Exercise instructions: Determine how many lines include the word "LaTeX", then give that number and nothing more.

The data:
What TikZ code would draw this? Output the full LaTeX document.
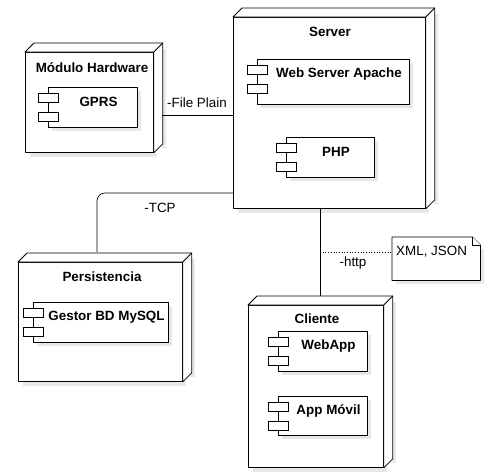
\documentclass[tikz,border=0pt]{standalone}
\usepackage{fontspec}
\setmainfont{Liberation Sans}
\tikzset{
  face/.style={draw=black, line width=0.8pt, fill=white, line join=round},
  shadowc/.style={fill=black!9, draw=none},
  compbox/.style={draw=black, line width=0.7pt, fill=white, inner sep=0pt, anchor=north west},
  iconrect/.style={draw=black, line width=0.6pt, fill=white},
  boldlbl/.style={font=\fontsize{13.4}{15}\selectfont\bfseries, inner sep=0pt},
  plainlbl/.style={font=\fontsize{13.4}{15}\selectfont, inner sep=0pt},
  wire/.style={draw=black, line width=0.7pt},
}
% device node: name, x1, y1, x2, y2 (pixel coords, y down)
\newcommand\devbox[5]{%
  \fill[shadowc] ({#2+5},{#5}) rectangle ({#4+4},{#5+5});
  \fill[shadowc] ({#4+9},{#3-3}) rectangle ({#4+13},{#5-4});
  \node[face, inner sep=0pt, anchor=north west, minimum width={#4-#2}, minimum height={#5-#3}] (#1) at (#2,#3) {};
  \draw[face] (#1.north west) -- ([shift={(9,-9)}]#1.north west) -- ([shift={(9,-9)}]#1.north east)
     -- ([shift={(9,-9)}]#1.south east) -- (#1.south east) -- (#1.north east) -- cycle;
  \draw[face] (#1.north east) -- ([shift={(9,-9)}]#1.north east);
}
% component: name, x, y, w, h, text
\newcommand\compnode[6]{%
  \fill[shadowc] ({#2+4},{#3+#5}) rectangle ({#2+#4+4},{#3+#5+4});
  \fill[shadowc] ({#2+#4},{#3+4}) rectangle ({#2+#4+4},{#3+#5+4});
  \node[compbox, minimum width=#4, minimum height=#5] (#1) at (#2,#3) {};
  \draw[iconrect] ({#2-10},{#3+6}) rectangle ({#2+10},{#3+15});
  \draw[iconrect] ({#2-10},{#3+25}) rectangle ({#2+10},{#3+34});
  \node[boldlbl] (#1-t) at ({#2+#4/2+6},{#3+15}) {#6};
}
\begin{document}
\begin{tikzpicture}[x=1pt, y=-1pt]
\useasboundingbox (0,0) rectangle (498,475);

% devices
\devbox{hw}{25}{52}{153}{152}
\devbox{srv}{233}{17}{425}{208}
\devbox{per}{18}{262}{182}{381}
\devbox{cli}{248}{305}{383}{467}

% device titles
\node[boldlbl] (hwt) at (92,68) {Módulo Hardware};
\node[boldlbl] (srvt) at (330,32) {Server};
\node[boldlbl] (pert) at (102,277) {Persistencia};
\node[boldlbl] (clit) at (317,319) {Cliente};

% components
\compnode{gprs}{48}{87}{89}{40}{GPRS}
\compnode{apache}{257}{59}{152}{45}{Web Server Apache}
\compnode{php}{286}{137}{88}{40}{PHP}
\compnode{mysql}{33}{302}{135}{40}{Gestor BD MySQL}
\compnode{webapp}{278}{331}{89}{40}{WebApp}
\compnode{appm}{278}{396}{89}{39}{App Móvil}

% note
\fill[shadowc] (396,280) rectangle (484,284);
\fill[shadowc] (480,249) rectangle (484,284);
\node[inner sep=0pt, minimum width=88, minimum height=43, anchor=north west] (note) at (392,237) {};
\draw[face] (note.north west) -- ([xshift=-8pt]note.north east) -- ([yshift=-8pt]note.north east)
   -- (note.south east) -- (note.south west) -- cycle;
\draw[face] ([xshift=-8pt]note.north east) -- ([xshift=-8pt,yshift=-8pt]note.north east) -- ([yshift=-8pt]note.north east);
\node[plainlbl, anchor=west] (notet) at (396,252) {XML, JSON};

% connectors
\coordinate (fp) at (162,115);
\draw[wire] (fp) -- (srv.west |- fp);
\node[plainlbl] (fpl) at (197,103) {-File Plain};

\coordinate (tcpa) at (233,193);
\coordinate (tcpb) at (97,252);
\draw[wire, rounded corners=8pt] (tcpa) -- (tcpb |- tcpa) -- (tcpb);
\node[plainlbl] (tcpl) at (160,208) {-TCP};

\coordinate (httpa) at (320,208);
\coordinate (httpb) at (320,296);
\draw[wire] (httpa) -- (httpb);
\node[plainlbl] (httpl) at (353,263) {-http};

\coordinate (dotc) at (320,252);
\draw[wire, dotted, line width=0.9pt] (dotc) -- (note.west |- dotc);
\end{tikzpicture}
\end{document}
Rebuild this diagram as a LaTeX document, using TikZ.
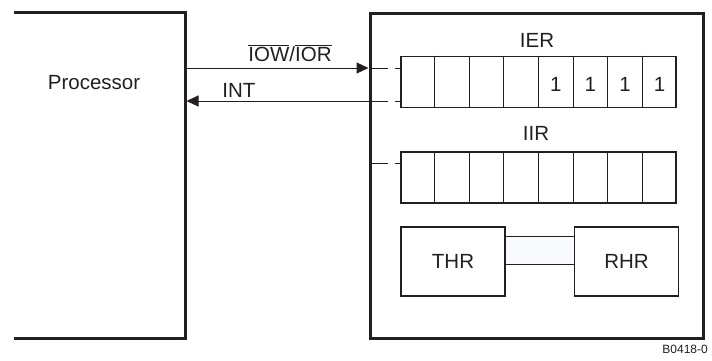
\documentclass[tikz,border=0pt]{standalone}
\usepackage{fontspec}
\setmainfont{Liberation Sans}
\usetikzlibrary{arrows.meta,calc}
\definecolor{ink}{HTML}{231F20}
\definecolor{bandfill}{HTML}{F9FAFD}
\tikzset{
  heavy/.style={draw=ink, line width=3pt, line cap=butt, line join=miter},
  regbox/.style={draw=ink, line width=1.8pt, rectangle, minimum width=275pt, minimum height=51pt, inner sep=0pt},
  bufbox/.style={draw=ink, line width=1.8pt, rectangle, minimum width=104pt, minimum height=69pt, inner sep=0pt, text=ink, font=\fontsize{20.5}{24}\selectfont},
  lbl/.style={text=ink, font=\fontsize{20.5}{24}\selectfont, inner sep=0pt},
  tiny/.style={text=ink, font=\fontsize{12}{14}\selectfont, inner sep=0pt},
  sig/.style={draw=ink, line width=1pt, -{Triangle[length=12pt,width=11pt]}},
  stub/.style={draw=ink, line width=1pt, dash pattern=on 18pt off 7pt},
  divider/.style={draw=ink, line width=0.9pt}
}
\begin{document}
\begin{tikzpicture}[x=1pt,y=-1pt]
\useasboundingbox (0,0) rectangle (712,360);
% processor box (open on the left)
\coordinate (p1) at (14,12);
\coordinate (p2) at (185,12);
\coordinate (p3) at (185,338);
\coordinate (p4) at (14,338);
\draw[heavy] (p1) -- (p2) -- (p3) -- (p4);
\node[lbl, anchor=base] (proc) at (94,89) {Processor};
% UART box
\coordinate (u1) at (370,13);
\coordinate (u2) at (703,338);
\draw[heavy] (u1) rectangle (u2);
% registers
\node[regbox] (ier) at (538.5,82) {};
\node[regbox] (iir) at (538.5,177.5) {};
\foreach \r in {ier,iir}{
  \foreach \i in {1,...,7}{
    \draw[divider] ($(\r.north west)!\i/8!(\r.north east)$) -- ($(\r.south west)!\i/8!(\r.south east)$);
  }
}
\foreach \i in {5,...,8}{
  \node[lbl, anchor=base] (one\i) at ($(ier.west)!{(2*\i-1)/16}!(ier.east) + (0,9)$) {1};
}
\node[lbl, anchor=base] (ierlbl) at (537,47) {IER};
\node[lbl, anchor=base] (iirlbl) at (536,140) {IIR};
% THR / RHR with band
\node[bufbox] (thr) at (453,261.5) {THR};
\node[bufbox] (rhr) at (626.5,261.5) {RHR};
\fill[bandfill] (thr.east |- 0,236) rectangle (rhr.west |- 0,264);
\draw[ink, line width=0.8pt] (thr.east |- 0,236) -- (rhr.west |- 0,236);
\draw[ink, line width=0.8pt] (thr.east |- 0,264) -- (rhr.west |- 0,264);
% signal lines
\coordinate (pa) at (186.5,68);
\coordinate (ua) at (368.5,68);
\coordinate (pb) at (186.5,101);
\coordinate (ub) at (370,101);
\draw[sig] (pa) -- (ua);
\draw[sig] (ub) -- (pb);
\node[lbl, anchor=base] (iow) at (290,61) {$\overline{\hbox{IOW}}$/$\overline{\hbox{IOR}}$};
\node[lbl, anchor=base] (int) at (239,97) {INT};
% dashed stubs into registers
\coordinate (s1) at (370,68);
\coordinate (s2) at (370,101);
\coordinate (s3) at (370,163);
\draw[stub] (s1) -- (ier.west |- s1);
\draw[stub] (s2) -- (ier.west |- s2);
\draw[stub] (s3) -- (iir.west |- s3);
\node[tiny, anchor=base east] (code) at (708,353) {B0418-0};
\end{tikzpicture}
\end{document}
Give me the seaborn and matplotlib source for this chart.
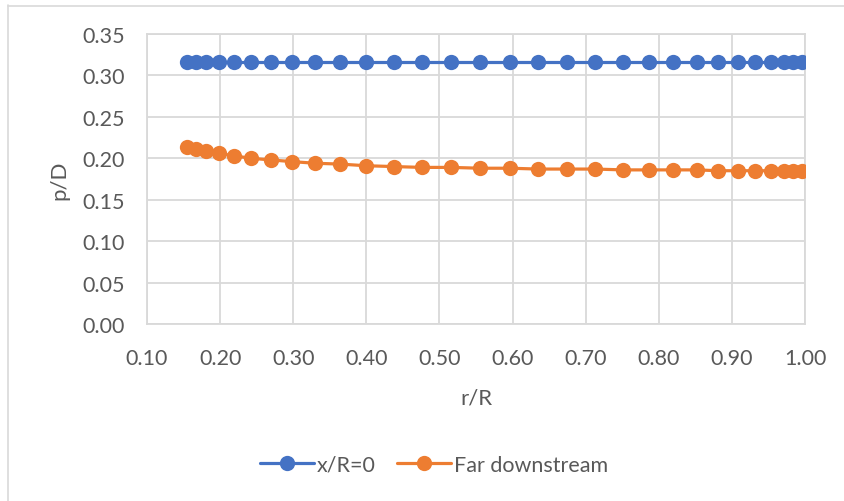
import matplotlib
matplotlib.use("Agg")
import matplotlib.pyplot as plt
from matplotlib.lines import Line2D
import numpy as np
import pandas as pd
import seaborn as sns

# Radial stations r/R
r_over_R = [0.155, 0.167, 0.181, 0.198, 0.219, 0.242, 0.270, 0.298, 0.330, 0.364,
            0.400, 0.438, 0.476, 0.516, 0.556, 0.597, 0.635, 0.675, 0.713, 0.751,
            0.787, 0.820, 0.852, 0.881, 0.908, 0.932, 0.953, 0.971, 0.984, 0.996]

# Pitch-to-diameter ratio at the rotor plane
pd_rotor = [0.316] * 30

# Pitch-to-diameter ratio far downstream
pd_far = [0.214, 0.211, 0.209, 0.206, 0.203, 0.200, 0.198, 0.196, 0.194, 0.193,
          0.191, 0.190, 0.189, 0.189, 0.188, 0.188, 0.187, 0.187, 0.187, 0.186,
          0.186, 0.186, 0.186, 0.185, 0.185, 0.185, 0.185, 0.185, 0.185, 0.185]

series_names = ["x/R=0", "Far downstream"]
series_colors = ["#4472C4", "#ED7D31"]

x_ticks = [0.10, 0.20, 0.30, 0.40, 0.50, 0.60, 0.70, 0.80, 0.90, 1.00]
y_ticks = [0.00, 0.05, 0.10, 0.15, 0.20, 0.25, 0.30, 0.35]

df = pd.DataFrame({
    "r/R": r_over_R * 2,
    "p/D": pd_rotor + pd_far,
    "series": [series_names[0]] * len(r_over_R) + [series_names[1]] * len(r_over_R),
})

sns.set_theme(style="white")
plt.rcParams["font.family"] = ["Lato", "DejaVu Sans"]
text_color = "#595959"
grid_color = "#D9D9D9"

fig = plt.figure(figsize=(8.45, 5.02), dpi=100)
ax = fig.add_axes([147 / 845, 1 - 325 / 502, (805 - 147) / 845, (325 - 35) / 502])

sns.lineplot(
    data=df, x="r/R", y="p/D", hue="series", hue_order=series_names,
    palette=series_colors, marker="o", markersize=11, markeredgewidth=0,
    linewidth=2.3, ax=ax, legend=False, zorder=3,
)

ax.set_xlim(0.10, 1.00)
ax.set_ylim(0.00, 0.35)
ax.set_xticks(x_ticks)
ax.set_yticks(y_ticks)
ax.set_xticklabels([f"{v:.2f}" for v in x_ticks])
ax.set_yticklabels([f"{v:.2f}" for v in y_ticks])
ax.tick_params(axis="both", length=0, labelsize=15.5, labelcolor=text_color)
ax.tick_params(axis="x", pad=17)
ax.tick_params(axis="y", pad=16)
ax.grid(True, color=grid_color, linewidth=1.3)
ax.set_axisbelow(True)
for sp in ax.spines.values():
    sp.set_color(grid_color)
    sp.set_linewidth(1.3)

ax.set_xlabel("r/R", fontsize=16, color=text_color, labelpad=14)
ax.set_ylabel("p/D", fontsize=16, color=text_color, labelpad=9)

handles = [
    Line2D([0], [0], color=c, marker="o", markersize=11, markeredgewidth=0, linewidth=2.3)
    for c in series_colors
]
fig.legend(
    handles, series_names, loc="center", bbox_to_anchor=(434 / 845, 1 - 466 / 502),
    ncol=2, frameon=False, fontsize=15.5, labelcolor=text_color,
    handlelength=2.5, columnspacing=1.0, handletextpad=0.15,
)

# Chart-area border
fig.add_artist(Line2D([8 / 845, 1.0], [1 - 6.5 / 502] * 2, color=grid_color, linewidth=1.2))
fig.add_artist(Line2D([8.5 / 845] * 2, [0.0, 1 - 6 / 502], color=grid_color, linewidth=1.2))

fig.savefig("out.png", dpi=100, facecolor="white")
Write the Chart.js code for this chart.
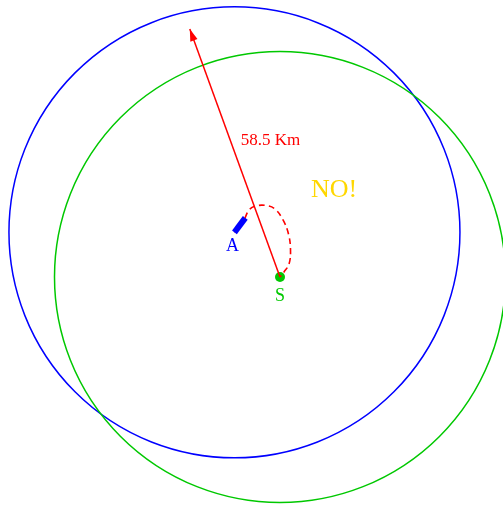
<!DOCTYPE html>
<html>
<head>
<meta charset="utf-8">
<script src="https://cdn.jsdelivr.net/npm/chart.js@4/dist/chart.umd.min.js"></script>
<style>
html,body{margin:0;padding:0;background:#fff;}
#wrap{width:503px;height:505px;}
canvas{display:block;}
</style>
</head>
<body>
<div id="wrap"><canvas id="c" width="503" height="505"></canvas></div>
<script>
// Units: km, station S at origin
const stationS = [0, 0];
const aircraftA = [-10.1, 9.9];
const aircraftHeading = [-7.7, 13.1];
const circleRadiiKm = [50, 50];            // blue circle around A, green around S
const arrowLengthKm = 58.5;
const arrowTip = [-20.0, 54.97];
const arrowLabel = '58.5 Km';
const trajectory = [
  [-7.76, 13.08], [-6.87, 14.86], [-5.32, 15.74], [-3.10, 15.85], [-1.11, 15.08],
  [0.67, 12.64], [1.88, 9.53], [2.33, 5.99], [2.00, 2.88], [0.89, 1.11], [0, 0]
];
const labels = ['A', 'S', 'NO!'];

const KM_PX = 4.51;
const toXY = p => ({x: p[0], y: p[1]});

const diagram = {
  id: 'diagram',
  beforeDatasetsDraw(chart) {
    const {ctx, scales: {x, y}} = chart;
    const centers = [aircraftA, stationS];
    const colors = ['#0000ff', '#00c800'];
    centers.forEach((c, i) => {
      const cx = x.getPixelForValue(c[0]);
      const cy = y.getPixelForValue(c[1]);
      const r = x.getPixelForValue(c[0] + circleRadiiKm[i]) - cx;
      ctx.save();
      ctx.beginPath();
      ctx.arc(cx, cy, r, 0, Math.PI * 2);
      ctx.strokeStyle = colors[i];
      ctx.lineWidth = 1.5;
      ctx.stroke();
      ctx.restore();
    });
  },
  afterDatasetsDraw(chart) {
    const {ctx, scales: {x, y}} = chart;
    // arrow head
    const tx = x.getPixelForValue(arrowTip[0]), ty = y.getPixelForValue(arrowTip[1]);
    const sx = x.getPixelForValue(stationS[0]), sy = y.getPixelForValue(stationS[1]);
    const ang = Math.atan2(ty - sy, tx - sx);
    const L = 12, W = 3.8;
    ctx.save();
    ctx.fillStyle = '#ff0000';
    ctx.beginPath();
    ctx.moveTo(tx, ty);
    ctx.lineTo(tx - L * Math.cos(ang) + W * Math.sin(ang), ty - L * Math.sin(ang) - W * Math.cos(ang));
    ctx.lineTo(tx - L * Math.cos(ang) - W * Math.sin(ang), ty - L * Math.sin(ang) + W * Math.cos(ang));
    ctx.closePath();
    ctx.fill();
    // texts
    ctx.textAlign = 'center';
    ctx.textBaseline = 'middle';
    const ax = x.getPixelForValue(aircraftA[0]), ay = y.getPixelForValue(aircraftA[1]);
    ctx.font = '18px "Liberation Serif", "Times New Roman", serif';
    ctx.fillStyle = '#0000ff';
    ctx.fillText(labels[0], ax - 2, ay + 14);
    ctx.fillStyle = '#00c800';
    ctx.fillText(labels[1], sx, sy + 19);
    ctx.font = '17px "Liberation Serif", "Times New Roman", serif';
    ctx.fillStyle = '#ff0000';
    ctx.fillText(arrowLabel, x.getPixelForValue(-2.1), y.getPixelForValue(30.2));
    ctx.font = '26px "Liberation Serif", "Times New Roman", serif';
    ctx.fillStyle = '#ffd700';
    ctx.fillText(labels[2], x.getPixelForValue(11.97), y.getPixelForValue(19.3));
    ctx.restore();
  }
};

new Chart(document.getElementById('c'), {
  type: 'scatter',
  data: {
    datasets: [
      { // dashed trajectory
        data: trajectory.map(toXY), showLine: true, borderColor: '#ff0000', borderWidth: 1.6,
        borderDash: [6, 4], pointRadius: 0, tension: 0.4, fill: false
      },
      { // arrow shaft
        data: [toXY(stationS), toXY(arrowTip)], showLine: true, borderColor: '#ff0000',
        borderWidth: 1.5, pointRadius: 0
      },
      { // aircraft body
        data: [toXY(aircraftA), toXY(aircraftHeading)], showLine: true, borderColor: '#0000ff',
        borderWidth: 6, borderCapStyle: 'butt', pointRadius: 0
      },
      { // aircraft heading
        data: [toXY(aircraftA), toXY(aircraftHeading)], showLine: true, borderColor: '#ff0000',
        borderWidth: 1.5, pointRadius: 0
      },
      { // station
        data: [toXY(stationS)], pointRadius: 5, pointBackgroundColor: '#00c800',
        pointBorderColor: '#00c800', borderWidth: 0
      }
    ]
  },
  options: {
    responsive: false,
    animation: false,
    devicePixelRatio: 1,
    layout: { padding: 0, autoPadding: false },
    plugins: { legend: { display: false }, tooltip: { enabled: false } },
    events: [],
    scales: {
      x: { type: 'linear', display: false, min: -280 / KM_PX, max: 223 / KM_PX },
      y: { type: 'linear', display: false, min: -228 / KM_PX, max: 277 / KM_PX }
    }
  },
  plugins: [diagram]
});
</script>
</body>
</html>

The reply: 2